Imagine having the perfect test launch take place in front of you, only for it to blow up in flames at the very last second. Such was the fate that befell rocket manufacturer SpaceX’s Starship prototype while it was trying to land on Wednesday after an otherwise successful test launch. The launch took place in the company’s rocket facility in Boca Chica, Texas, as indicated by a live video of the flight.
The Starship rocket in question is SN8, a 16-story-tall prototype for the launch vehicle that is meant to fulfill Elon Musk’s grand vision of carrying humans and 100 tons of cargo to Mars.
The self-guided rocket exploded as it touched down on a landing pad following a controlled and steady descent. The test flight, propelled by three of SpaceX’s newly developed Raptor engines, was supposed to reach an altitude of 41,000 feet.

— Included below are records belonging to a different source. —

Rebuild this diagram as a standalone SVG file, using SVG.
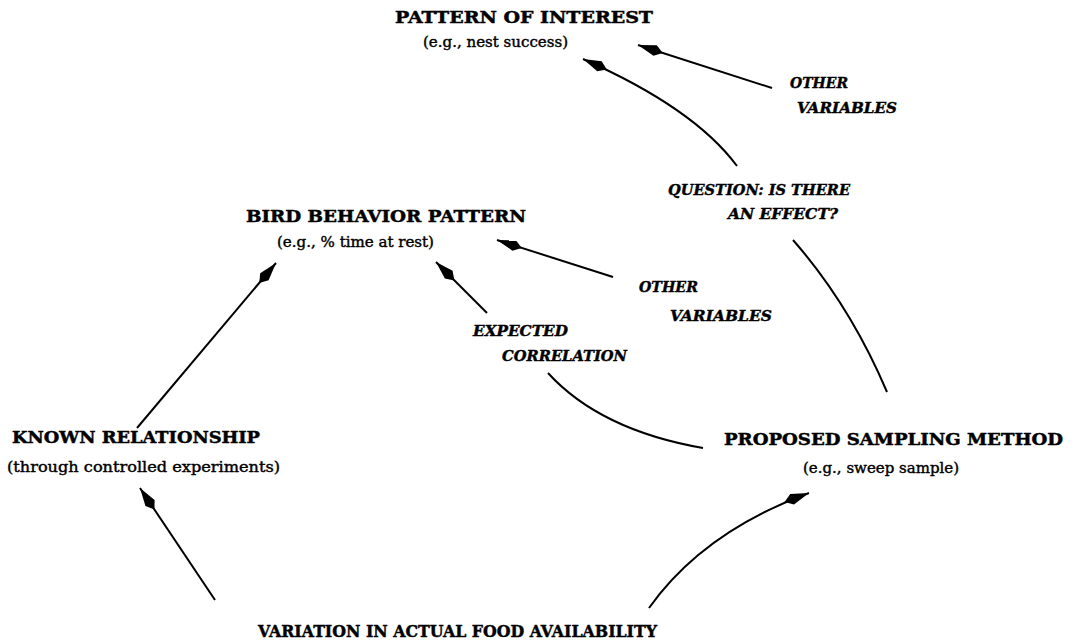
<svg xmlns="http://www.w3.org/2000/svg" width="1075" height="642" viewBox="0 0 1075 642">
<style>
.t{font-family:"DejaVu Serif","Liberation Serif",serif;font-weight:bold;font-size:17.5px;fill:#000;stroke:#000;stroke-width:0.5}
.s{font-family:"DejaVu Serif","Liberation Serif",serif;font-size:14px;fill:#000;stroke:#000;stroke-width:0.4}
.l{font-family:"DejaVu Serif","Liberation Serif",serif;font-weight:bold;font-style:italic;font-size:14px;fill:#000;stroke:#000;stroke-width:0.4}
.c{fill:none;stroke:#000;stroke-width:2}
</style>
<defs>
<marker id="ah" viewBox="-28 -7 30 14" refX="0" refY="0" markerWidth="30" markerHeight="14" markerUnits="userSpaceOnUse" orient="auto">
<path d="M0,0 L-18,-5.5 L-26,0 L-18,5.5 Z" fill="#000"/>
</marker>
</defs>
<rect width="1075" height="642" fill="#fff"/>
<g id="pattern">
<text class="t" x="395" y="23" textLength="258" lengthAdjust="spacingAndGlyphs">PATTERN OF INTEREST</text>
<text class="s" x="423" y="47" textLength="145" lengthAdjust="spacingAndGlyphs">(e.g., nest success)</text>
</g>
<g id="bird">
<text class="t" x="246" y="222" textLength="280" lengthAdjust="spacingAndGlyphs">BIRD BEHAVIOR PATTERN</text>
<text class="s" x="277" y="247" textLength="157" lengthAdjust="spacingAndGlyphs">(e.g., % time at rest)</text>
</g>
<g id="known">
<text class="t" x="12" y="443" textLength="248" lengthAdjust="spacingAndGlyphs">KNOWN RELATIONSHIP</text>
<text class="s" x="7" y="472" textLength="273" lengthAdjust="spacingAndGlyphs">(through controlled experiments)</text>
</g>
<g id="proposed">
<text class="t" x="724" y="445" textLength="339" lengthAdjust="spacingAndGlyphs">PROPOSED SAMPLING METHOD</text>
<text class="s" x="803" y="473" textLength="156" lengthAdjust="spacingAndGlyphs">(e.g., sweep sample)</text>
</g>
<g id="variation">
<text class="t" x="258" y="637" textLength="399" lengthAdjust="spacingAndGlyphs">VARIATION IN ACTUAL FOOD AVAILABILITY</text>
</g>
<g id="other1">
<text class="l" x="790" y="88" textLength="58" lengthAdjust="spacingAndGlyphs">OTHER</text>
<text class="l" x="797" y="113" textLength="100" lengthAdjust="spacingAndGlyphs">VARIABLES</text>
</g>
<g id="question">
<text class="l" x="668" y="195" textLength="182" lengthAdjust="spacingAndGlyphs">QUESTION: IS THERE</text>
<text class="l" x="728" y="219" textLength="110" lengthAdjust="spacingAndGlyphs">AN EFFECT?</text>
</g>
<g id="other2">
<text class="l" x="639" y="292" textLength="59" lengthAdjust="spacingAndGlyphs">OTHER</text>
<text class="l" x="670" y="321" textLength="102" lengthAdjust="spacingAndGlyphs">VARIABLES</text>
</g>
<g id="expected">
<text class="l" x="473" y="336" textLength="95" lengthAdjust="spacingAndGlyphs">EXPECTED</text>
<text class="l" x="502" y="361" textLength="125" lengthAdjust="spacingAndGlyphs">CORRELATION</text>
</g>
<g id="connectors">
<path class="c" d="M737,166 Q694,108 583,59" marker-end="url(#ah)"/>
<path class="c" d="M772,88 L638,45" marker-end="url(#ah)"/>
<path class="c" d="M793,240 Q850,305 887,392"/>
<path class="c" d="M613,277 L497,240" marker-end="url(#ah)"/>
<path class="c" d="M487,313 L436,262" marker-end="url(#ah)"/>
<path class="c" d="M548,373 Q600,430 703,448"/>
<path class="c" d="M137,428 L276,263" marker-end="url(#ah)"/>
<path class="c" d="M215,600 L140,488" marker-end="url(#ah)"/>
<path class="c" d="M649,608 Q703,532 809,493" marker-end="url(#ah)"/>
</g>
</svg>
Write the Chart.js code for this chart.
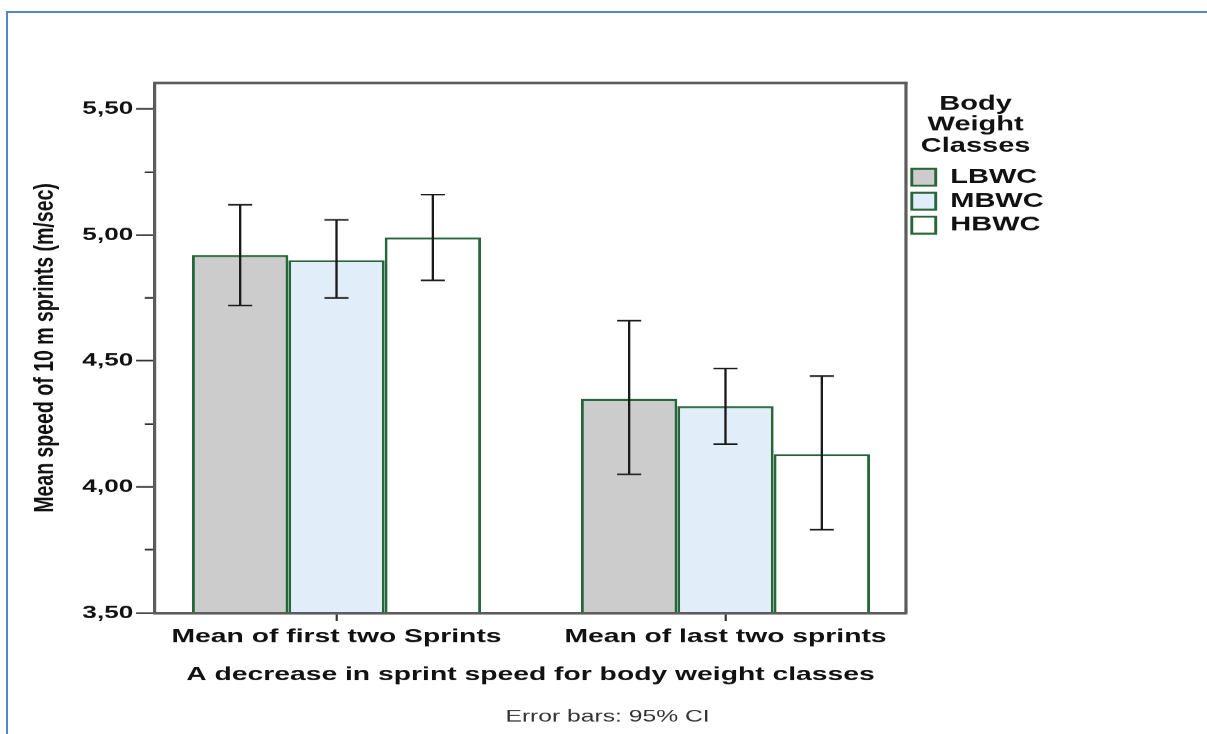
<!DOCTYPE html>
<html>
<head>
<meta charset="utf-8">
<script src="https://cdn.jsdelivr.net/npm/chart.js@4/dist/chart.umd.min.js"></script>
<style>
  html, body { margin: 0; padding: 0; background: #fff; overflow: hidden; width: 1207px; height: 734px; }
  #c { position: absolute; left: 0; top: 0; }
  #frame { position: absolute; left: 6px; top: 11px; width: 1400px; height: 900px;
           border-left: 2px solid #5585c4; border-top: 2px solid #5585c4; pointer-events: none; }
</style>
</head>
<body>
<!-- drawn on an 832px-wide canvas and shown 1207px wide (horizontally stretched output) -->
<canvas id="c" width="832" height="734" style="width:1207px;height:734px"></canvas>
<div id="frame"></div>
<script>
// Sprint speed (m/sec), means and 95% CI bounds per body weight class
const categories = ['Mean of first two Sprints', 'Mean of last two sprints'];
const seriesNames = ['LBWC', 'MBWC', 'HBWC'];

const lbwcMeans = [4.92, 4.35];
const mbwcMeans = [4.90, 4.32];
const hbwcMeans = [4.99, 4.13];

const lbwcLower = [4.72, 4.05];
const lbwcUpper = [5.12, 4.66];
const mbwcLower = [4.75, 4.17];
const mbwcUpper = [5.06, 4.47];
const hbwcLower = [4.82, 3.83];
const hbwcUpper = [5.16, 4.44];

const yTickValues = [3.50, 3.75, 4.00, 4.25, 4.50, 4.75, 5.00, 5.25, 5.50];
const yTickLabels = ['3,50', '', '4,00', '', '4,50', '', '5,00', '', '5,50'];

const means = [lbwcMeans, mbwcMeans, hbwcMeans];
const lowers = [lbwcLower, mbwcLower, hbwcLower];
const uppers = [lbwcUpper, mbwcUpper, hbwcUpper];

const FAMILY = "'Liberation Sans', Arial, sans-serif";
const fills = ['#cccccc', '#e1edf9', '#ffffff'];
const edge = '#26663a';
const axisGrey = '#5c5c5c';

// 95% CI whiskers on every bar
const ciWhiskers = {
  id: 'ciWhiskers',
  afterDatasetsDraw(chart) {
    const { ctx } = chart;
    const y = chart.scales.y;
    ctx.save();
    ctx.strokeStyle = '#1a1a1a';
    ctx.lineWidth = 1.6;
    chart.data.datasets.forEach((ds, s) => {
      chart.getDatasetMeta(s).data.forEach((bar, i) => {
        const x = bar.x;
        const yl = y.getPixelForValue(lowers[s][i]);
        const yh = y.getPixelForValue(uppers[s][i]);
        const w = 8.3;
        ctx.beginPath();
        ctx.moveTo(x, yl); ctx.lineTo(x, yh);
        ctx.moveTo(x - w, yl); ctx.lineTo(x + w, yl);
        ctx.moveTo(x - w, yh); ctx.lineTo(x + w, yh);
        ctx.stroke();
      });
    });
    ctx.restore();
  }
};

// top and right sides of the plot box
const plotFrame = {
  id: 'plotFrame',
  afterDraw(chart) {
    const { ctx, chartArea: { left, top, right, bottom } } = chart;
    ctx.save();
    ctx.strokeStyle = axisGrey;
    ctx.lineWidth = 2.5;
    ctx.beginPath(); ctx.moveTo(left - 1, top); ctx.lineTo(right + 1, top); ctx.stroke();
    ctx.lineWidth = 2.2;
    ctx.beginPath(); ctx.moveTo(right, top - 1.2); ctx.lineTo(right, bottom + 1.2); ctx.stroke();
    ctx.restore();
  }
};

Chart.defaults.font.family = FAMILY;

new Chart(document.getElementById('c'), {
  type: 'bar',
  data: {
    datasets: seriesNames.map((name, s) => ({
      label: name,
      data: means[s].map((v, i) => ({ x: i, y: v })),
      backgroundColor: fills[s],
      borderColor: edge,
      borderWidth: 2,
      borderSkipped: 'start',
      categoryPercentage: 0.743,
      barPercentage: 1.0
    }))
  },
  options: {
    responsive: false,
    devicePixelRatio: 1207 / 832,
    animation: false,
    layout: { padding: { top: 83, right: 0, bottom: 7.2, left: 5.6 } },
    scales: {
      x: {
        type: 'linear',
        offset: false,
        min: -0.4668,
        max: 1.464,
        afterBuildTicks: s => { s.ticks = categories.map((_, i) => ({ value: i })); },
        afterFit: s => { s.height = 80; },
        ticks: {
          callback: v => categories[v] ?? '',
          font: { family: FAMILY, size: 19.5, weight: 'bold' },
          color: '#111',
          padding: 4.3,
          maxRotation: 0,
          autoSkip: false
        },
        grid: { offset: false, drawOnChartArea: false, tickLength: 8, tickColor: '#333', tickWidth: 1.5, z: 1 },
        border: { color: axisGrey, width: 2.5, z: 1 },
        title: {
          display: true,
          text: 'A decrease in sprint speed for body weight classes',
          font: { family: FAMILY, size: 19.5, weight: 'bold' },
          color: '#111',
          padding: { top: 0, bottom: 6.3 }
        }
      },
      y: {
        type: 'linear',
        min: 3.5,
        max: 5.603,
        afterBuildTicks: s => { s.ticks = yTickValues.map(v => ({ value: v })); },
        afterFit: s => { s.width = 101.2; },
        ticks: {
          callback: (v, i) => yTickLabels[i],
          font: { family: FAMILY, size: 18, weight: 'bold' },
          color: '#111',
          padding: 2,
          autoSkip: false
        },
        grid: {
          drawOnChartArea: false,
          tickLength: 13,
          tickColor: '#333',
          tickWidth: 1.6,
          tickBorderDash: c => (yTickLabels[c.index] ? [] : [0, 6, 7, 100]),
          z: 1
        },
        border: { color: axisGrey, width: 2.2, z: 1 },
        title: {
          display: true,
          text: 'Mean speed of 10 m sprints (m/sec)',
          font: { family: FAMILY, size: 19.5, weight: 'bold' },
          color: '#111',
          padding: { top: 13.7, bottom: 0 }
        }
      },
      // empty margin to the right of the legend
      rightMargin: {
        type: 'linear',
        position: 'right',
        weight: 2000,
        afterFit: s => { s.width = 111.5; },
        ticks: { display: false },
        grid: { display: false, drawTicks: false },
        border: { display: false }
      }
    },
    plugins: {
      legend: {
        position: 'right',
        align: 'start',
        maxWidth: 96,
        title: {
          display: true,
          text: ['Body', 'Weight', 'Classes'],
          font: { family: FAMILY, size: 20, weight: 'bold', lineHeight: 1.05 },
          color: '#111',
          padding: { top: 11, bottom: 48 }
        },
        labels: {
          boxWidth: 16.5,
          boxHeight: 17,
          padding: 4,
          font: { family: FAMILY, size: 20, weight: 'bold' },
          color: '#111'
        }
      },
      title: {
        display: true,
        position: 'bottom',
        text: 'Error bars: 95% CI',
        font: { family: FAMILY, size: 17, weight: 'normal' },
        color: '#333',
        padding: { top: 14, bottom: 0 }
      },
      tooltip: { enabled: false }
    }
  },
  plugins: [ciWhiskers, plotFrame]
});
</script>
</body>
</html>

However, the rocket company has not clarified whether that goal was achieved or not.
In the wake of the incident, Musk took to Twitter to explain that the “fuel header tank pressure was low” during the descent, which caused the “touchdown velocity to be high”.
However, Musk was pleased with the test flight all the same, claiming that they “got all the data” they needed, and ending with an emphatic “Congrats SpaceX team hell yeah!!”
The complete Starship rocket, which will stand 394-feet (120.09 meters) tall when mated with its super-heavy first-stage booster, is the company’s next-generation fully reusable launch vehicle. It is also at the center of Musk’s ambitions to make human space travel more affordable and routine.
NASA awarded SpaceX $135 million to help develop Starship, alongside competing vehicles from rival ventures Blue Origin, the space company owned by Amazon billionaire Jeff Bezos, and Leidos-owned Dynetics.